= William Seres =

English printer

William Seres (died c. 1579) was an English Protestant printer, starting work in about 1546, and working in partnership with John Day for a few years. Day and Seres specialized in religious works, such as those by Robert Crowley, which were largely related to theological controversies of the time. By 1550, Day and Seres were busy and successful enough to amicably separate their businesses.

Seres afterwards joined partnership for a time with the printer and translator Anthony Scoloker, and in 1553 received letters patent for the printing of psalters, primers and prayer-books. However, he lost this privilege after the accession of Queen Mary to the throne in July 1553, when the entire religious climate of the country changed. He seems to have sought safety on the Continent. His letters patent were renewed with the accession in 1558 of Elizabeth I.

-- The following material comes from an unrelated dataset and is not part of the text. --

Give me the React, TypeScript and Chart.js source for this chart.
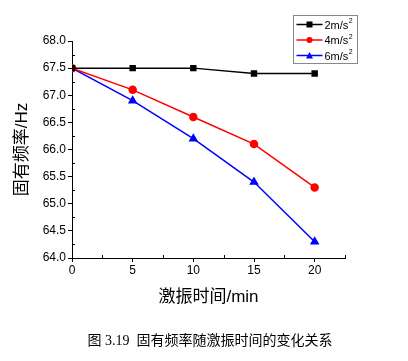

In his old age he assigned his business for a yearly rental to Henry Denham who became a member of the Stationers' Company in 1560. Seres lived to be Master of the same Company for several years in succession, and died about 1579.

Seres' important work includes a 1549 edition of John Rogers' Matthew Bible, which was first printed in 1537 by Richard Grafton and Jacobus van Meteren as a mixture of the translations by William Tyndale and Miles Coverdale. Seres also printed Baldassare Castiglione's The courtyer ... done into Englyshe by Thomas Hoby in 1561.